When Ronen Tal traveled to Argentina three years ago, he was expecting great food. It’s no secret that Argentina is a culinary hot spot, with empanadas, dulce de leche, and steaks galore. What Ronen wasn’t expecting to find was an entirely unfamiliar format of eating. Puerta Cerrada, which literally translates to “closed door,” denotes a restaurant located in the home of a local chef.
“My friend and I found ourselves sitting down to eat with 10 strangers, with all of us seated together around a large table in the chef’s dining room. This particular Puerta Cerrada was run by a couple – our hostess was the chef and our host the sommelier,” describes Ronen. “The proximity of our seating, the home setting, and the general ambience led to us all quickly getting to know each other. My friend and I even went out dancing that night with a few people we met at the dinner! I can’t think of any other time where I’ve gone out to a restaurant and had that happen… and lest I forget, the food was incredible!”
When Ronen returned to his home base in Toronto, he was feeling inspired. Ronen, who is in his late twenties and spends his days working for a fundraising firm, wanted to bring this food sharing concept into his condo by the St. Lawrence Market.
“It actually took me some time to work up the courage to embark on this. I love to cook and have always enjoyed potlucks, but I had never hosted and fed 8 people in my place – let alone a full 3-course meal with wine pairings!” says Ronen. When he did give Roro’s Table a shot, the response from friends inspired him to continue with the endeavor. “I started by inviting approximately 20 of my friends to gauge their interest and got a positive response from 16 of them! I’m hoping in the next year to make an official mailing list and blog, so that even more people can join these events.”

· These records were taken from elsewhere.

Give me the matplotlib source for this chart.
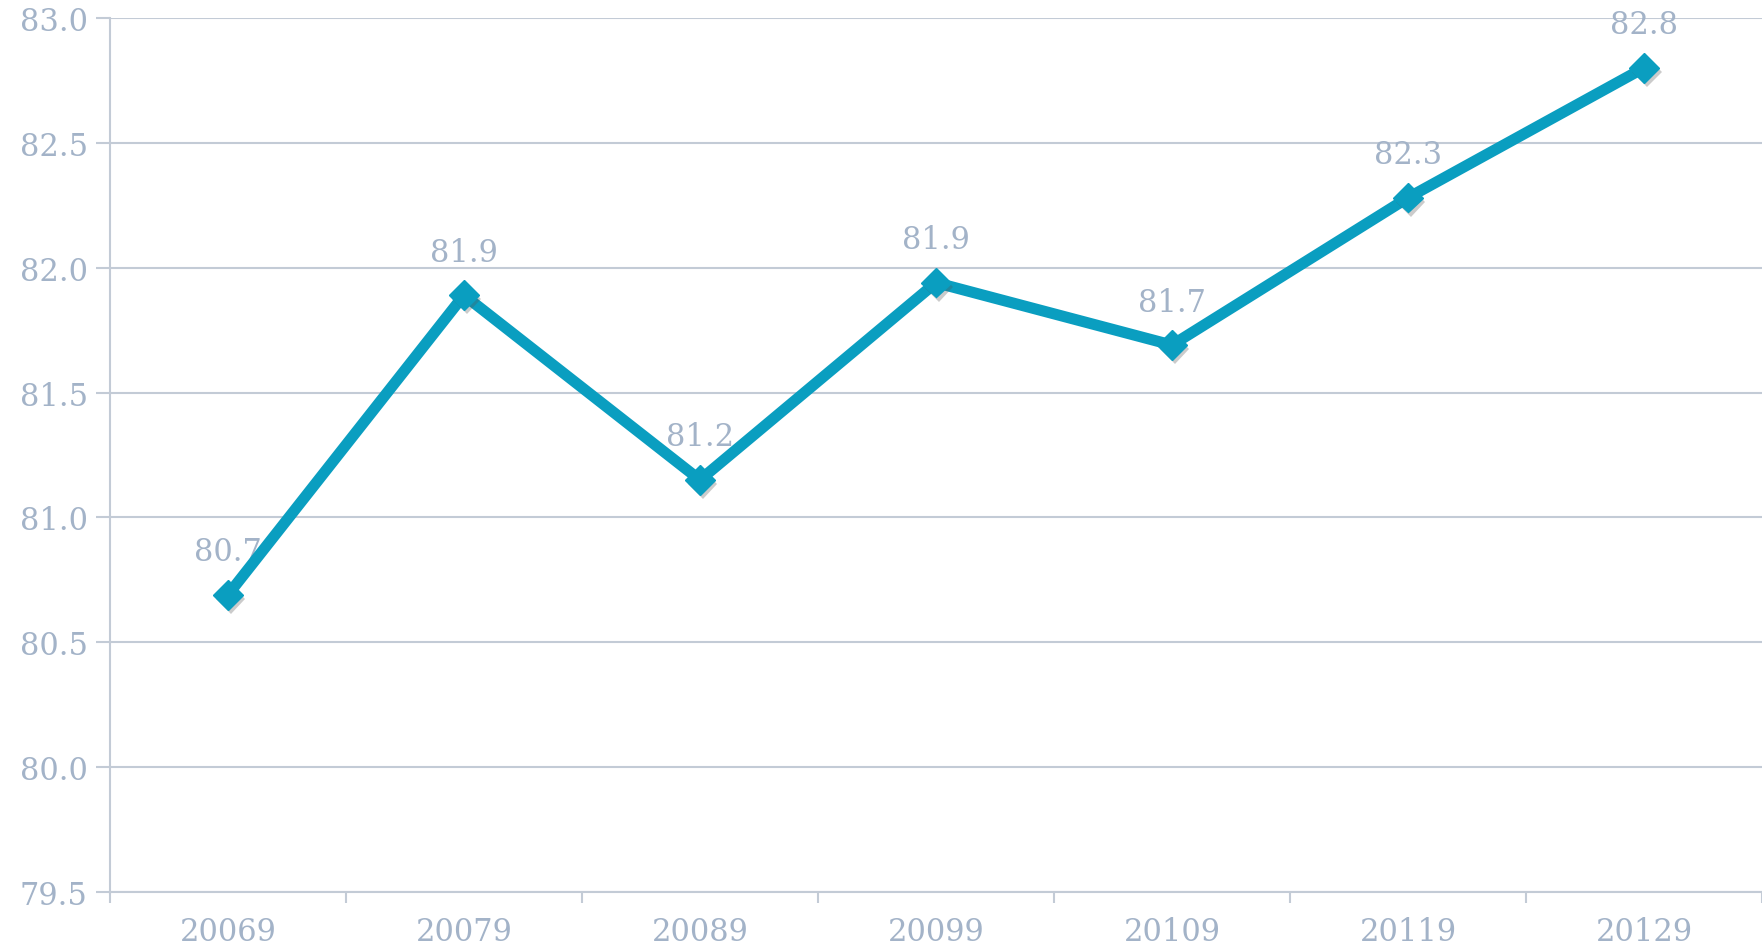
import matplotlib
matplotlib.use("Agg")
import matplotlib.pyplot as plt
import matplotlib.patheffects as pe
import numpy as np

# values
years = ["20069", "20079", "20089", "20099", "20109", "20119", "20129"]
values = [80.69, 81.89, 81.15, 81.94, 81.69, 82.28, 82.80]
labels = ["80.7", "81.9", "81.2", "81.9", "81.7", "82.3", "82.8"]
y_ticks = [79.5, 80.0, 80.5, 81.0, 81.5, 82.0, 82.5, 83.0]

line_col = "#0A9EC0"
text_col = "#A3B3C8"
grid_col = "#C3CBD6"

plt.rcParams['font.family'] = ['DejaVu Serif']

fig = plt.figure(figsize=(17.62, 9.45), dpi=100)
ax = fig.add_axes([0.0624, 0.055, 0.9376, 0.925])

x = np.arange(len(years))

# data labels (drawn under the line)
for xi, v, lab in zip(x, values, labels):
    ax.annotate(lab, (xi, v), xytext=(0, 31), textcoords='offset points',
                ha='center', va='center', fontsize=22, color=text_col, zorder=2)

ax.plot(x, values, color=line_col, lw=8, solid_capstyle='round', zorder=3)
ax.plot(x, values, ls='none', marker='D', ms=15, color=line_col,
        markeredgecolor=line_col, zorder=4,
        path_effects=[pe.SimplePatchShadow(offset=(2, -3), shadow_rgbFace='#555555', alpha=0.3),
                      pe.Normal()])

ax.set_xlim(-0.5, len(years) - 0.5)
ax.set_ylim(79.5, 83.0)
ax.set_yticks(y_ticks)
ax.set_yticklabels([f"{t:.1f}" for t in y_ticks])
ax.yaxis.grid(True, color=grid_col, lw=1.5)
ax.set_axisbelow(True)

ax.set_xticks(x)
ax.set_xticklabels(years)
ax.set_xticks(np.arange(len(years) + 1) - 0.5, minor=True)
ax.tick_params(axis='x', which='major', length=0, pad=17, labelsize=22, labelcolor=text_col)
ax.tick_params(axis='x', which='minor', length=8, width=1.5, color=grid_col, direction='out')
ax.tick_params(axis='y', length=10, width=1.5, color=grid_col, pad=6, labelsize=22, labelcolor=text_col)

for s in ['top', 'right']:
    ax.spines[s].set_visible(False)
for s in ['left', 'bottom']:
    ax.spines[s].set_color(grid_col)
    ax.spines[s].set_linewidth(1.5)

fig.savefig("out.png", dpi=100)
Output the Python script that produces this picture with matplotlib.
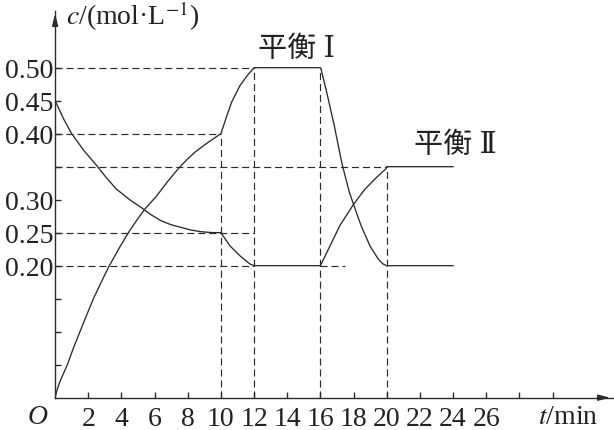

Ronen’s premise is simple; he wants to share delicious food, meet new people, and create unforgettable evenings. For each of the meals, he selects three friends randomly from the email respondents and each of them brings a guest with them. The guests are not aware of who else is attending until they arrive at Ronen’s condo on the evening of the event. They’re given an approximate price, which will cover the raw cost of ingredients only (usually around $50 including wine pairings), and asked for any specific dietary restrictions… and that’s it.
While the guests are excitedly unprepared for the evening, Ronen spends hours planning the perfect combination of dinner and drinks to show them a good time.
“On the morning of the event, I go to St. Lawrence Market and pick up all of the ingredients for the meal. I then pop over to the [flagship] LCBO on Queens Quay and spend an hour with their Vintages experts selecting wines that will pair with each course,” he says.
The effort is definitely worth it for Ronen. When he thinks about Roro’s Table in comparison to a restaurant meal, it’s an easy win for the former. He doesn’t believe they’re even comparable experiences, saying that “when you go to a restaurant, you are expecting some level of formality… and you are separated from the cooking process.” Ronen’s vision pivots away from that formality and divide, aiming to create a shared experience.
Ronen’s not alone in this exciting new trend. One of our blog postings from April, via CBC News, took readers through this trending topic of in-home dining experiences. When asked why this type of dining is gaining popularity, Ronen cites two root causes.
“With the increased levels of social media, internet activity, and supposed ‘connections’ we all have, I think people still feel very isolated. I started this out because I wanted to have more dinners with friends while also having the opportunity to meet new people. The best place to socialize and connect, at least for me, has always been over a meal – and not just a rushed bite somewhere, but a full evening. Gathering around my table every couple months lets us all do that,” he says. He also notes that the sharing economy, including Roro’s Table, tend to cost the users less than the traditional format.
While Ronen is an amateur chef, his inspiration was drawn from professional Argentinian chefs. Pop-ups and other out-of-restaurant experiences by restaurant chefs are more popular now than ever before. Open Table, the popular online and app-based reservation platform, wrote a piece last fall stating that, “Costs for proprietors are higher than ever, between real estate and staffing, leading chefs to explore pop-ups and other creative concepts in lieu of opening new restaurants.”
So, how can the average person get involved in this out-of-restaurant trend? A couple of ideas to start you off:
- If you’re handy in the kitchen, why not host your own version of an in-home restaurant? If you’d rather not charge guests for their meal, you could go the supper club route and have a rotation with friends where everyone takes a turn hosting.
- If you’re the crafty Pinterest type (or have friends who fit this description), you could take it up a notch with some cool homemade centerpieces or menus on each plate.
- If those last ones sounded scary, and you’re more into the eating side of this than the cooking, you can check out Chez Lisgar, the in-home restaurant features in the aforementioned April post.